One that comes to mind was when I was asked to evaluate and recommend one of the two technologies – Veritas Cluster Server and Veritas Storage Foundation vs Sun Cluster/ZFS/UFS combination. The shop at that time was a heavy user of Solaris + SPARC + Veritas Storage Foundation/HA.

The project was very simple – we wanted to reduce the physical footprint of our SPARC infrastructure (then comprised of V490s, V890s, V440s, V240s etc). So we chose to use a lightweight technology called Solaris Containers to achieve that. The apps were primarily DSS type, and batch oriented. We opted to use Sun’s  T5440 servers to virtualize (There were no T4s or T5s in those days, so we took the lumps on the slow single-thread performance in order not really upgrade the performance characteristics of the servers we were P2V’ing, but get a good consolidation ratio).

As a proof of concept, we baked off a pair of two-node cluster using Veritas Cluster Server 5.0 and Sun Cluster 3.2. Functionally, our needs were fairly simple. We needed to ascertain the following –

  • Can we use the cluster software to lash multiple physical nodes into a Zone/Container farm
  • How easy is it to set up, use and maintain
  • What would be our TCO and what would our return on investment be, choosing one technology over another

Both cluster stacks had agents to cluster and manage Solaris Containers and ZFS pools. At the end it boiled down to two things really –

  • The team was more familiar with VCS than Sun Cluster
  • VCS + Veritas Storage Foundation cost 2-3x more than Sun Cluster + ZFS combination

The cost of ownership was an overwhelmingly higher number. On the other hand, while the team (with the exception of myself) wasn’t trained in Sun Cluster, we  weren’t trying to do anything outrageous with the cluster software.

We would have a cluster group for each container we built, that comprised of the ZFS pools that housed the container’s OS + data volumes and a Zone agent that managed the container itself. The setup would then comprise of following steps:

  1. add storage to the cluster
  2. set up the ZFS pool for new container being instantiated
  3. install the container (a 10 minute task for a full root zone)
  4. create a cluster resource group for the container
  5. create a ZFS pool resource (called HAStoragePlus resource in Sun Cluster parlance)
  6. Crete a HA-Zone resource (to manage the zone)
  7. bring the cluster resource group online/enable cluster-based monitoring

These literally require 9-10 commands on the command line. Lather, rinse, repeat. So, when I defended the design, I had all this information as well as the financial data to support why I recommended using Sun Cluster over Veritas. Initially a few colleagues were resistant to the suggestion, over concerns about supporting the solution. But it was a matter of spending 2-3x more up-front and continually for support vs spending $40K on training over one year.
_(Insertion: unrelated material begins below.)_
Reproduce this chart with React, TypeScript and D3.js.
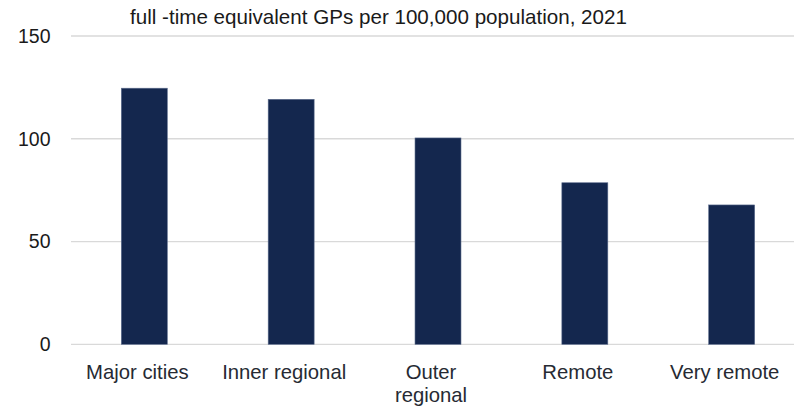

Every organization is different, some have pressures of reducing operational costs, while others reducing capital costs. At the end, the decision makers need to make their decisions based on what’s right for their organization. But providing this degree of detail as to why a solution was recommended helps to eliminate hurdles with greater ease. Unsound arguments usually fall apart when faced with cold, hard data.